Justin Trudeau ne cesse de prêcher en faveur de la diversité et de l’inclusion, au point d’en faire l’élément distinctif canadien par excellence. Mais si vous êtes un catholique contre l’avortement, par exemple, son gouvernement pourrait vous exclure de certains programmes d’aide à l’emploi.
Des organismes caritatifs et communautaires chrétiens l’ont appris à leurs dépens en remplissant le formulaire 2018 de demande de subvention dans le cadre du programme Emplois d’été Canada pour embaucher des étudiants.
Pour être admissibles, ces organismes doivent désormais attester qu’ils se conforment aux valeurs sous-jacentes à la Charte des droits et libertés. Rien de mal à cela : le gouvernement n’a pas à financer des initiatives contraires aux droits protégés par la Constitution.
Mais le formulaire inclut désormais les droits reproductifs et l’accès à l’avortement qui ne sont pas protégés par la Charte. Même pour des emplois qui n’ont rien à voir avec du militantisme pro-vie : moniteurs, jardiniers, cuisiniers, maîtres-nageurs, etc.
Cochez oui, cochez non
Il va sans dire qu’un organisme chrétien, je pense aux congrégations religieuses qui gèrent des camps de vacances, peut difficilement attester qu’il est pro-avortement sans mentir. Or, s’il refuse de cocher « oui », c’est bye bye emplois d’été et bye bye services à la population qu’il aurait rendus possibles.

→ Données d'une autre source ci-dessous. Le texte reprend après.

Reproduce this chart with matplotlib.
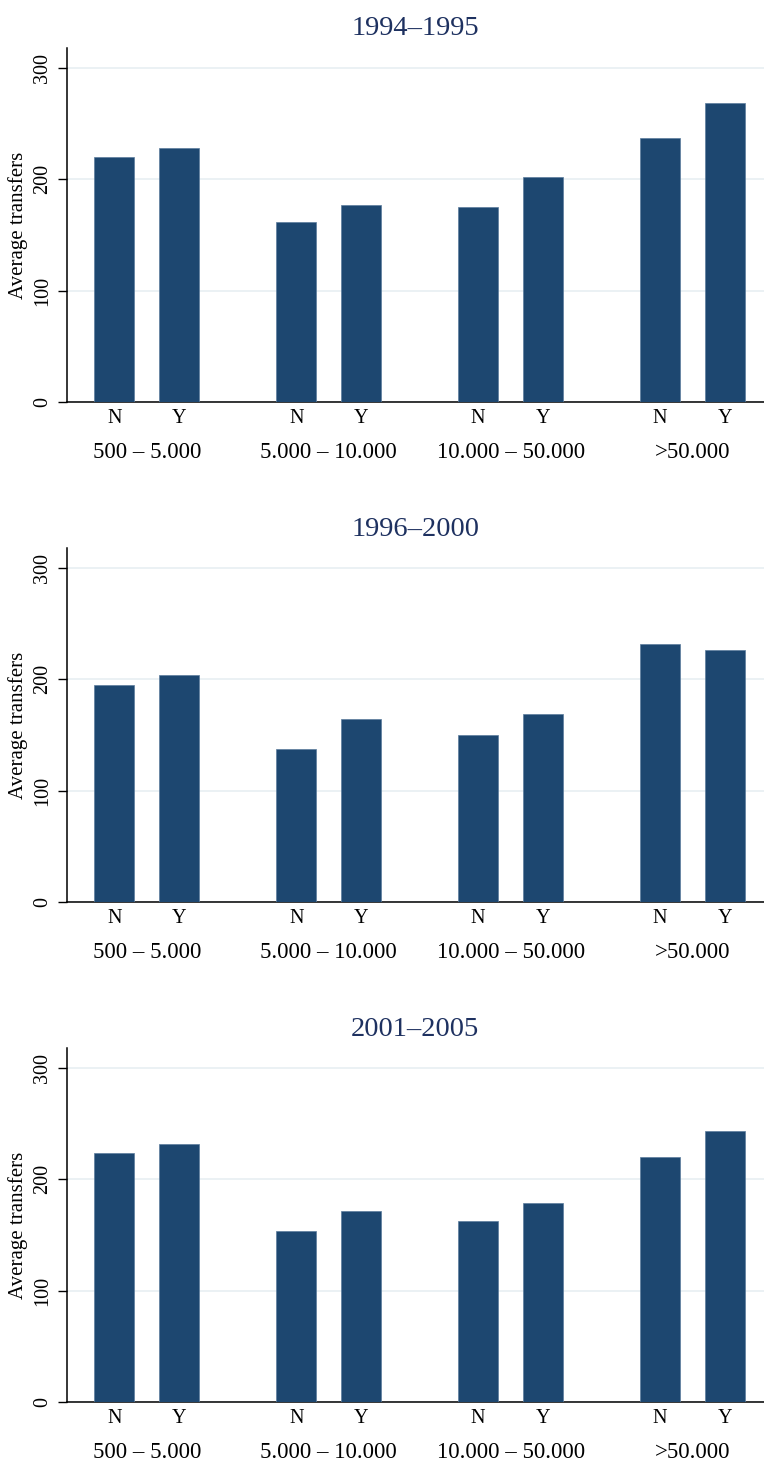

Je devine la raison de cette nouvelle politique. Dans le passé, des groupes pro-vie ont utilisé l’argent du programme Emplois d’été Canada pour embaucher des militants pro-vie et faire du prosélytisme.
La députée libérale Iqra Khalid – à qui on doit la motion 103 contre l’islamophobie – avait consenti 56 695 $ l’an dernier à un groupe pro-vie controversé parmi les groupes pro-vie, dont la principale stratégie est de diffuser à grande échelle d’horribles images de fœtus avortés.
Considérant que le premier ministre exige de ses députés qu’ils soient pro-choix en Chambre, la décision de Mme Khalid de subventionner ce groupe n’a pas dû lui plaire. D’où peut-être l’excès de zèle actuel.
Mais exiger de tous les demandeurs de subventions dans le cadre du programme Emplois d’été Canada d’attester qu’ils sont pro-choix à cause de quelques dérapages équivaut à tuer un maringouin avec un missile de croisière.
Pas la place de l’État
Je suis pro-choix, mais la liberté de conscience – en version laïque, la liberté de penser – ne peut être ainsi attaquée par l’État. Ce n’est pas illégal d’être contre l’avortement (je déteste l’expression « pro-vie », nous sommes tous pour la vie) pas plus que ça ne devrait être illégal d’être pour.
L’État ne peut demander de trahir sa conscience pour obtenir une subvention.
Sans lien avec Dieu – à moins de le vouloir –, la conscience, cette petite voix intérieure, cette opinion du cœur qui nous dit ce qui est bien et ce qui est mal pour chacun d’entre nous, n’a pas à être contrôlée par l’État. Ni même examinée.
Trudeau père a dit que l’État n’avait rien à faire dans les chambres à coucher de la nation. J’aimerais entendre Trudeau fils dire que l’État n’a rien à faire dans la conscience des Canadiens.